Pretty much smooth sailing after that; got him back on the floor as soon as the blood was drawn and shots given. My vet and I chatted for a bit and Tristan just lay quietly on the floor. Bygones!

Guess what I’ll be working on with Tristan (and the rest of the dogs)? Holding and picking them up, but it will be in short successful stages. The end result… to love being a baby in mom’s arms.

It will be a very similar process to what we did with Katja and nail trimming. That used to be a full week process. Now, easy peasy. Time us! I bet we can do it less than a minute AND she enjoys it.

First, we put treats around the nail trimmer and let her get used to the device. Next, we moved the trimmer next to her paws and opened and closed it. Treat! Then, when she was comfortable with the moving of the nail clipper near her feet, we trimmed one nail and treat. Tada! Session done. She lets us handle her paws, so that wasn’t so much of an issue.

Each day we would do a nail or two with lots of treats and happy talk. And end it at that, just a nail or two. From there we would build up to an entire paw. WooHoo!! We were almost home free at this point. Sure, it may have taken a month of what seemed like constant nail trimming, but this is a dog who needs her nails cut several times a month because they grow so fast.

It takes an initial investment in creating a nurturing, positive experience with stressful tasks. But, it’s well worth it when you think about it. Dogs will need their nails trimmed and bodies examined for the duration of their life. Wouldn’t it be much nicer if it was a pleasant experience for both you and your buddy?

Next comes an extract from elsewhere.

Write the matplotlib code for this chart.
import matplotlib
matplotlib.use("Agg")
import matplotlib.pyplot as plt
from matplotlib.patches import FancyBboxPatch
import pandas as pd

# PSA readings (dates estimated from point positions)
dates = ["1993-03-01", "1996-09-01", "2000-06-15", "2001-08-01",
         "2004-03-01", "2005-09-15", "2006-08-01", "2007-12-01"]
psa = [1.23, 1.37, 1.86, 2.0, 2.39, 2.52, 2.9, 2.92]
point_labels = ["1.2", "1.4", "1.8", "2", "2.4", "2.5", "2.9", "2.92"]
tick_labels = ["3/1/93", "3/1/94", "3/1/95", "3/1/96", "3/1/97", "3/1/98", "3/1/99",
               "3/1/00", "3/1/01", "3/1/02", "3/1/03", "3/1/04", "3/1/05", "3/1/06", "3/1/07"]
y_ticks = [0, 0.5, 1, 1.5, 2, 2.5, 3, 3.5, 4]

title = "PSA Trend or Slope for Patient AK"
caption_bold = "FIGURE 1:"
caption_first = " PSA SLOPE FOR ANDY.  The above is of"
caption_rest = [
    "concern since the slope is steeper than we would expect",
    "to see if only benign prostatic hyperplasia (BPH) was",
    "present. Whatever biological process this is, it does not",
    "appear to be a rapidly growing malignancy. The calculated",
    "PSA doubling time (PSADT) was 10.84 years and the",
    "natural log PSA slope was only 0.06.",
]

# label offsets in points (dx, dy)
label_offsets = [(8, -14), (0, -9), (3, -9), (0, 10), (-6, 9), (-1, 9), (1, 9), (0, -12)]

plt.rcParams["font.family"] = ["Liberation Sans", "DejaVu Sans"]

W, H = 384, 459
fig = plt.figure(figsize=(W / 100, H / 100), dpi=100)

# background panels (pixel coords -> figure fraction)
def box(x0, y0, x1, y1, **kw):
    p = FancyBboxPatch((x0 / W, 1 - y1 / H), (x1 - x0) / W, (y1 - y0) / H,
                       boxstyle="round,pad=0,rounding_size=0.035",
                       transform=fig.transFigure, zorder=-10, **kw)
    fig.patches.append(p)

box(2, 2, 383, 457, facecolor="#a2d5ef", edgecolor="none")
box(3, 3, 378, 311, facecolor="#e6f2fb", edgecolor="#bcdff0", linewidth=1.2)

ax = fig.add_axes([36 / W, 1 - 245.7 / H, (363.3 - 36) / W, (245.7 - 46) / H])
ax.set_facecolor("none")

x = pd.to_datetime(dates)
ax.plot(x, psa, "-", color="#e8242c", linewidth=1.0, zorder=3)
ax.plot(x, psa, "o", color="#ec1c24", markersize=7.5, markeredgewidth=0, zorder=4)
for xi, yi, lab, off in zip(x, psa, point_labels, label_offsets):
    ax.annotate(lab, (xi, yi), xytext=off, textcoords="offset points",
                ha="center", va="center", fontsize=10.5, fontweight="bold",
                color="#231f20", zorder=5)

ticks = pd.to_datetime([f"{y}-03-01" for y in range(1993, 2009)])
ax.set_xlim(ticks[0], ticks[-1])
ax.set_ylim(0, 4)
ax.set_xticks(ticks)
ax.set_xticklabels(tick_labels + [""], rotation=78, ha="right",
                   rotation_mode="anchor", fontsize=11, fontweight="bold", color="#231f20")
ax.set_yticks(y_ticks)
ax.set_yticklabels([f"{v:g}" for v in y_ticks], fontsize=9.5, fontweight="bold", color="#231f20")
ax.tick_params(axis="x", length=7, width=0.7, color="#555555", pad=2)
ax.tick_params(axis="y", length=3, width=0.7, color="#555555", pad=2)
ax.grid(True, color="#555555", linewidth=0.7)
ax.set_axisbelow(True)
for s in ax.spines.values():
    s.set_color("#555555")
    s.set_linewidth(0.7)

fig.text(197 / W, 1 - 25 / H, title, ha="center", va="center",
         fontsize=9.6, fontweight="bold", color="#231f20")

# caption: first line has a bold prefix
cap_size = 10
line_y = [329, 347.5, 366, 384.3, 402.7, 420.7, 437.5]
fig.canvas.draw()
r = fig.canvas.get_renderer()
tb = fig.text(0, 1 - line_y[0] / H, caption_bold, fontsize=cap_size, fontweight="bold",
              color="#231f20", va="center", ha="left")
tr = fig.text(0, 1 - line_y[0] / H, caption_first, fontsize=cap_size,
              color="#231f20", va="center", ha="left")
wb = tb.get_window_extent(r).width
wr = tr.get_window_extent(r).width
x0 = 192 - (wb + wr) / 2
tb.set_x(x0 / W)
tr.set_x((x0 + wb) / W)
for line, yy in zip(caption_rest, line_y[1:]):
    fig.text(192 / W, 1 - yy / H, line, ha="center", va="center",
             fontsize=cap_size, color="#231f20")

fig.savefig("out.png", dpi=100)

Wednesday, January 4, 2012

January is Train Your Dog Month

The number one killer of dogs isn’t cancer or other diseases, it’s euthanasia in shelters. Most shelters won’t be filled with adorable eight week old puppies. Nope, they’ll have 9 – 18 month dogs who have either been turned in by their owners for behavioral issues or found on the streets because their owners dumped them there because of behavior issues (I have one of those!).

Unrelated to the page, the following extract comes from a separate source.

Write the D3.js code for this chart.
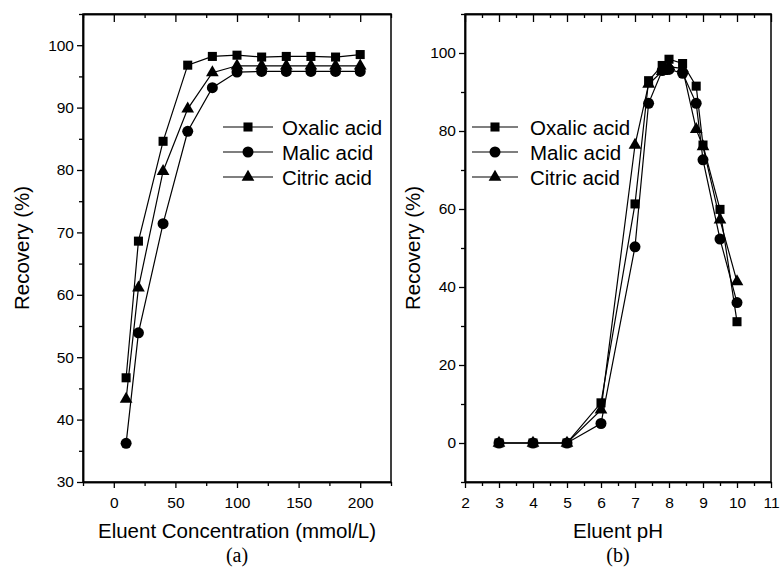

In recognition of the newly adopted dogs over the holidays and resolutions being made, January is the perfect time to get started training your dog. You may be thinking that your dog doesn’t need training; after all, you’re not competing or showing your dog. Not so fast. Take a look at the photo below.

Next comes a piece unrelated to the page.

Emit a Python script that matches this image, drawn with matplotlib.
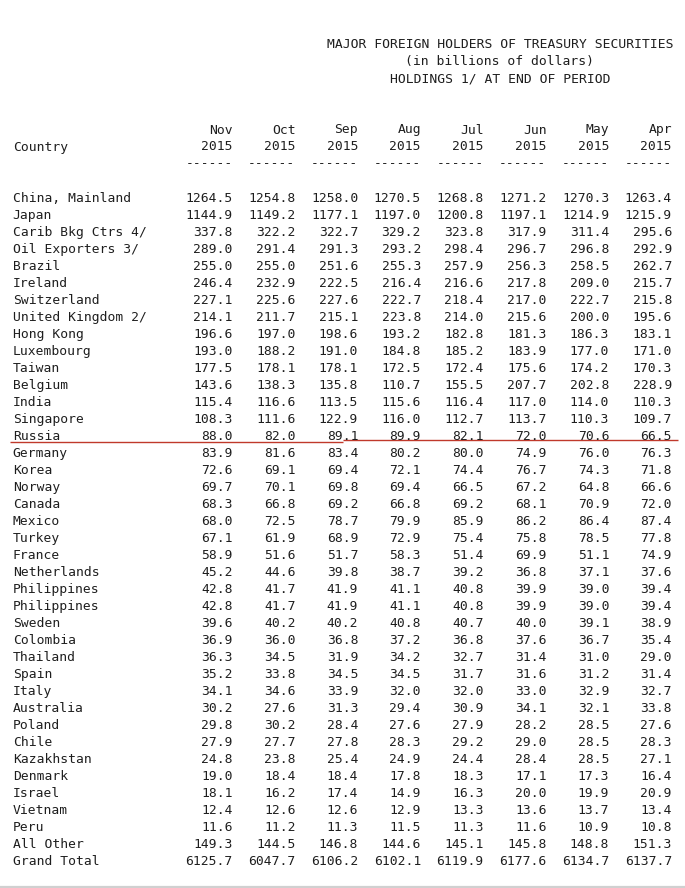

Katja & Nikita with Santa, 2007

Were you able to capture your dogs for that holiday photo in just a few minutes OR without getting frustrated? At the time this photo was taken, we only had Katja and Nikita for 5 months. They didn’t start learning basic signals until we adopted them at the age of 15 months.

A little background on Katja and Nikita
They were found living under a house. Best guess is they were around nine months at the time. The lady who found them, fostered them and insisted they be adopted together because of their strong bond with each other. Fast forward 6 months and here come two suckers (my husband and I) who were looking to adopt two adult dogs.

From day one, I worked with them on basic signals and a regular routine. We think they were adopted out at one point and returned. So, they had gone from who knows where, to the streets, to a home, another home, back to first home and finally to their forever home. I needed to quickly establish confidence and security in these two girls. What better way than teaching them stuff to do on cue in a safe rewarding environment?

Back to Santa Photo Shoot
So, when it came time for Santa pictures, all I had to do was tell Katja, Down --> Stay; and Nikita, Sit --> Stay. They knew what we wanted because I had been practicing (aka training!) the cues with them beforehand. We went behind the photographer. He clicked several pictures. And Bob’s your uncle! We were done in just a few minutes. Happy dogs, happy us and a very happy photographer!

The same couldn’t be said for the dogs before and after us.

So, I ask again…think you don’t need any dog training? 
How are you going to communicate to your furry companion what he should be doing (instead of focusing on what he shouldn’t be doing)?

By teaching your dog basic manners (e.g., sit, down, stay, come, leave it, let’s go), you will eliminate many behavioral issues. Because you are communicating what you want your dog to do, he’ll be less stressed and frustrated trying to figure out what you want him to do. Happy dogs, happy people!